#### WHAT IS EXPECTED
Write out the material exactly, with the pictures left out.

#### GIVEN DATA
start
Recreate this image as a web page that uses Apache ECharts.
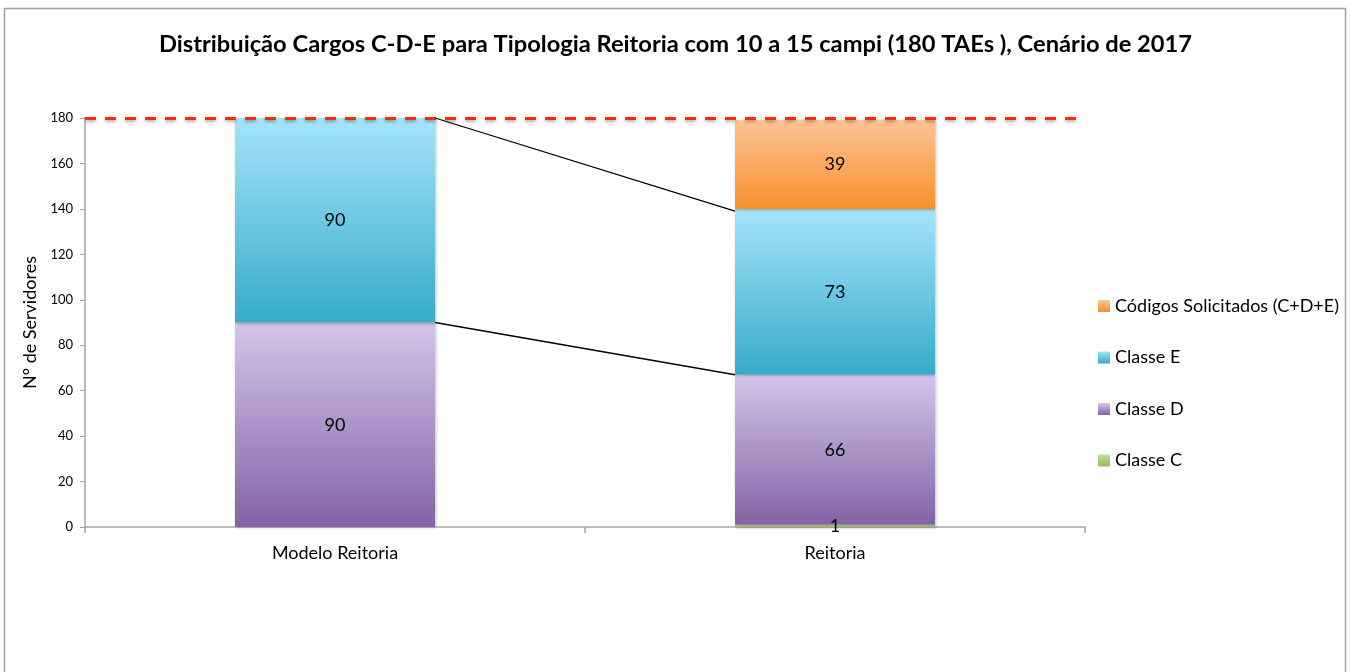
<!DOCTYPE html>
<html>
<head>
<meta charset="utf-8">
<script src="https://cdn.jsdelivr.net/npm/echarts@6/dist/echarts.min.js"></script>
<style>
  html, body { margin: 0; padding: 0; background: #fff; }
  #chart { width: 1351px; height: 672px; }
</style>
</head>
<body>
<div id="chart"></div>
<script>
var categories = ['Modelo Reitoria', 'Reitoria'];
var classeC = [0, 1];
var classeD = [90, 66];
var classeE = [90, 73];
var codigos = [0, 39];
var yTicks = { min: 0, max: 180, interval: 20 };
var limite = 180;
// series lines: [cat from, value from, cat to, value to]
var seriesLines = [[0, 180, 1, 139], [0, 90, 1, 67]];

var FONT = 'Lato';
var myChart = echarts.init(document.getElementById('chart'));

function grad(top, bottom) {
    return new echarts.graphic.LinearGradient(0, 0, 0, 1, [
        { offset: 0, color: top },
        { offset: 1, color: bottom }
    ]);
}

var label = {
    show: true,
    position: 'inside',
    color: '#000',
    fontSize: 18,
    fontFamily: FONT,
    formatter: function (p) { return p.value ? String(p.value) : ''; }
};

var shadow = { shadowColor: 'rgba(0,0,0,0.25)', shadowBlur: 3, shadowOffsetX: 1, shadowOffsetY: 1 };

function barSeries(name, data, top, bottom, legendColor) {
    return {
        name: name,
        type: 'bar',
        stack: 'total',
        barWidth: '40%',
        data: data,
        label: label,
        color: legendColor,
        itemStyle: Object.assign({ color: grad(top, bottom) }, shadow)
    };
}

var option = {
    animation: false,
    textStyle: { fontFamily: FONT },
    graphic: [{
        type: 'rect',
        shape: { x: 4.5, y: 8.5, width: 1341, height: 700 },
        style: { fill: 'none', stroke: '#a0a0a0', lineWidth: 1.5 },
        silent: true
    }],
    title: {
        text: 'Distribuição Cargos C-D-E para Tipologia Reitoria com 10 a 15 campi (180 TAEs ), Cenário de 2017',
        left: 'center',
        top: 27,
        textStyle: { fontSize: 23.7, fontWeight: 'bold', color: '#000', fontFamily: FONT }
    },
    legend: {
        orient: 'vertical',
        left: 1093,
        top: 292,
        itemWidth: 12,
        itemHeight: 12,
        itemGap: 33.5,
        icon: 'rect',
        data: ['Códigos Solicitados (C+D+E)', 'Classe E', 'Classe D', 'Classe C'],
        textStyle: { fontSize: 18, color: '#000', fontFamily: FONT }
    },
    grid: { left: 85, right: 266, top: 118, bottom: 145 },
    xAxis: {
        type: 'category',
        data: categories,
        axisLine: { lineStyle: { color: '#a6a6a6', width: 1.5 } },
        axisTick: { show: true, length: 6, lineStyle: { color: '#a6a6a6', width: 1.5 } },
        axisLabel: { fontSize: 18, color: '#000', margin: 17, fontFamily: FONT }
    },
    yAxis: {
        type: 'value',
        min: yTicks.min,
        max: yTicks.max,
        interval: yTicks.interval,
        name: 'Nº de Servidores',
        nameLocation: 'middle',
        nameGap: 40,
        nameTextStyle: { fontSize: 18, color: '#000', fontFamily: FONT },
        splitLine: { show: false },
        axisLine: { show: true, lineStyle: { color: '#a6a6a6', width: 1.5 } },
        axisTick: { show: true, length: 5, lineStyle: { color: '#a6a6a6', width: 1 } },
        axisLabel: { fontSize: 13, color: '#000', margin: 12, fontFamily: FONT }
    },
    series: [
        barSeries('Classe C', classeC, '#c4e09a', '#93bd4f', '#9bc45a'),
        barSeries('Classe D', classeD, '#d3c6ea', '#8363a6', '#9a80bd'),
        barSeries('Classe E', classeE, '#a5e4fa', '#36abc9', '#5cc0db'),
        Object.assign(barSeries('Códigos Solicitados (C+D+E)', codigos, '#fec395', '#f6902c', '#f7a05a'), {
            markLine: {
                silent: true,
                symbol: 'none',
                label: { show: false },
                lineStyle: { color: '#ff2a00', type: [11, 9], width: 3, shadowColor: 'rgba(0,0,0,0.3)', shadowBlur: 3, shadowOffsetY: 2 },
                data: [{ yAxis: limite }]
            }
        }),
        {
            type: 'custom',
            silent: true,
            z: 5,
            data: seriesLines,
            renderItem: function (params, api) {
                var p1 = api.coord([api.value(0), api.value(1)]);
                var p2 = api.coord([api.value(2), api.value(3)]);
                var half = api.size([1, 0])[0] * 0.2;
                return {
                    type: 'line',
                    shape: { x1: p1[0] + half, y1: p1[1], x2: p2[0] - half, y2: p2[1] },
                    style: { stroke: '#000', lineWidth: 1.3 }
                };
            }
        }
    ]
};

myChart.setOption(option);
</script>
</body>
</html>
end
#### SOLUTION BELOW
Recreate this image as a web page that uses Apache ECharts.
<!DOCTYPE html>
<html>
<head>
<meta charset="utf-8">
<script src="https://cdn.jsdelivr.net/npm/echarts@6/dist/echarts.min.js"></script>
<style>
  html, body { margin: 0; padding: 0; background: #fff; }
  #chart { width: 1351px; height: 672px; }
</style>
</head>
<body>
<div id="chart"></div>
<script>
var categories = ['Modelo Reitoria', 'Reitoria'];
var classeC = [0, 1];
var classeD = [90, 66];
var classeE = [90, 73];
var codigos = [0, 39];
var yTicks = { min: 0, max: 180, interval: 20 };
var limite = 180;
// series lines: [cat from, value from, cat to, value to]
var seriesLines = [[0, 180, 1, 139], [0, 90, 1, 67]];

var FONT = 'Lato';
var myChart = echarts.init(document.getElementById('chart'));

function grad(top, bottom) {
    return new echarts.graphic.LinearGradient(0, 0, 0, 1, [
        { offset: 0, color: top },
        { offset: 1, color: bottom }
    ]);
}

var label = {
    show: true,
    position: 'inside',
    color: '#000',
    fontSize: 18,
    fontFamily: FONT,
    formatter: function (p) { return p.value ? String(p.value) : ''; }
};

var shadow = { shadowColor: 'rgba(0,0,0,0.25)', shadowBlur: 3, shadowOffsetX: 1, shadowOffsetY: 1 };

function barSeries(name, data, top, bottom, legendColor) {
    return {
        name: name,
        type: 'bar',
        stack: 'total',
        barWidth: '40%',
        data: data,
        label: label,
        color: legendColor,
        itemStyle: Object.assign({ color: grad(top, bottom) }, shadow)
    };
}

var option = {
    animation: false,
    textStyle: { fontFamily: FONT },
    graphic: [{
        type: 'rect',
        shape: { x: 4.5, y: 8.5, width: 1341, height: 700 },
        style: { fill: 'none', stroke: '#a0a0a0', lineWidth: 1.5 },
        silent: true
    }],
    title: {
        text: 'Distribuição Cargos C-D-E para Tipologia Reitoria com 10 a 15 campi (180 TAEs ), Cenário de 2017',
        left: 'center',
        top: 27,
        textStyle: { fontSize: 23.7, fontWeight: 'bold', color: '#000', fontFamily: FONT }
    },
    legend: {
        orient: 'vertical',
        left: 1093,
        top: 292,
        itemWidth: 12,
        itemHeight: 12,
        itemGap: 33.5,
        icon: 'rect',
        data: ['Códigos Solicitados (C+D+E)', 'Classe E', 'Classe D', 'Classe C'],
        textStyle: { fontSize: 18, color: '#000', fontFamily: FONT }
    },
    grid: { left: 85, right: 266, top: 118, bottom: 145 },
    xAxis: {
        type: 'category',
        data: categories,
        axisLine: { lineStyle: { color: '#a6a6a6', width: 1.5 } },
        axisTick: { show: true, length: 6, lineStyle: { color: '#a6a6a6', width: 1.5 } },
        axisLabel: { fontSize: 18, color: '#000', margin: 17, fontFamily: FONT }
    },
    yAxis: {
        type: 'value',
        min: yTicks.min,
        max: yTicks.max,
        interval: yTicks.interval,
        name: 'Nº de Servidores',
        nameLocation: 'middle',
        nameGap: 40,
        nameTextStyle: { fontSize: 18, color: '#000', fontFamily: FONT },
        splitLine: { show: false },
        axisLine: { show: true, lineStyle: { color: '#a6a6a6', width: 1.5 } },
        axisTick: { show: true, length: 5, lineStyle: { color: '#a6a6a6', width: 1 } },
        axisLabel: { fontSize: 13, color: '#000', margin: 12, fontFamily: FONT }
    },
    series: [
        barSeries('Classe C', classeC, '#c4e09a', '#93bd4f', '#9bc45a'),
        barSeries('Classe D', classeD, '#d3c6ea', '#8363a6', '#9a80bd'),
        barSeries('Classe E', classeE, '#a5e4fa', '#36abc9', '#5cc0db'),
        Object.assign(barSeries('Códigos Solicitados (C+D+E)', codigos, '#fec395', '#f6902c', '#f7a05a'), {
            markLine: {
                silent: true,
                symbol: 'none',
                label: { show: false },
                lineStyle: { color: '#ff2a00', type: [11, 9], width: 3, shadowColor: 'rgba(0,0,0,0.3)', shadowBlur: 3, shadowOffsetY: 2 },
                data: [{ yAxis: limite }]
            }
        }),
        {
            type: 'custom',
            silent: true,
            z: 5,
            data: seriesLines,
            renderItem: function (params, api) {
                var p1 = api.coord([api.value(0), api.value(1)]);
                var p2 = api.coord([api.value(2), api.value(3)]);
                var half = api.size([1, 0])[0] * 0.2;
                return {
                    type: 'line',
                    shape: { x1: p1[0] + half, y1: p1[1], x2: p2[0] - half, y2: p2[1] },
                    style: { stroke: '#000', lineWidth: 1.3 }
                };
            }
        }
    ]
};

myChart.setOption(option);
</script>
</body>
</html>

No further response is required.